To Pete's chagrin, Lynn's infatuation is total, though she worries that Gray doesn't have a job. In truth, he's a royal on holiday with his father, the Duke of Loamshire (C. Aubrey Smith). The Depression looms in the background, so his apparent joblessness is hardly unusual. When he leaves town, presumably to see about a job, Lynn eagerly awaits his return, only to find an item in the paper indicating that he isn't just a blueblood—he's engaged. Pete takes his revenge by writing a series of articles claiming that the stenographer rebuffed the lord's advances. “Nobody's gonna hurt you while I'm around and get away with it!"
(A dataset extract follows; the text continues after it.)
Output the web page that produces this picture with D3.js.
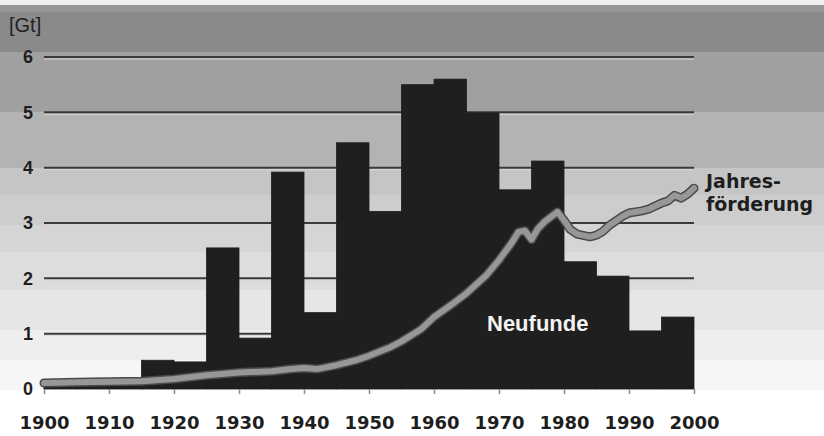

The stories create a sensation, and Pete suggests that Lynn, who has no singing or dancing ability, create a cabaret act out of her newfound infamy. It's the story's least likely development, though it provides the "No Girl" with paying work after she quits her steno job out of frustration with an increasingly judgmental boss. Against all odds, audiences flock to her amusingly amateurish shows, leading to a trip to England with Pete to confront Gray once and for all. The entire ordeal brings her closer than ever to her rock-solid, popcorn-sharing pal, who has never betrayed her—and never would. There's much here that isn't especially believable, so it's a boon to have three actors who elevate the scenario at every turn.
As film historian Kat Ellinger notes in her commentary track, future Oscar-winner Milland (The Lost Weekend) brings a welcome edge that contrasts with his real-life friend MacMurray's ease. The success of The Gilded Lily would make stars out of both men and convince Paramount to reteam Ruggles, Colbert, and MacMurray in the Binyon-scribed The Bride Comes Home, a less surprising, though more fulfilling rom-com in which Robert Young plays a variation on Milland's moneyed third wheel. Recommended.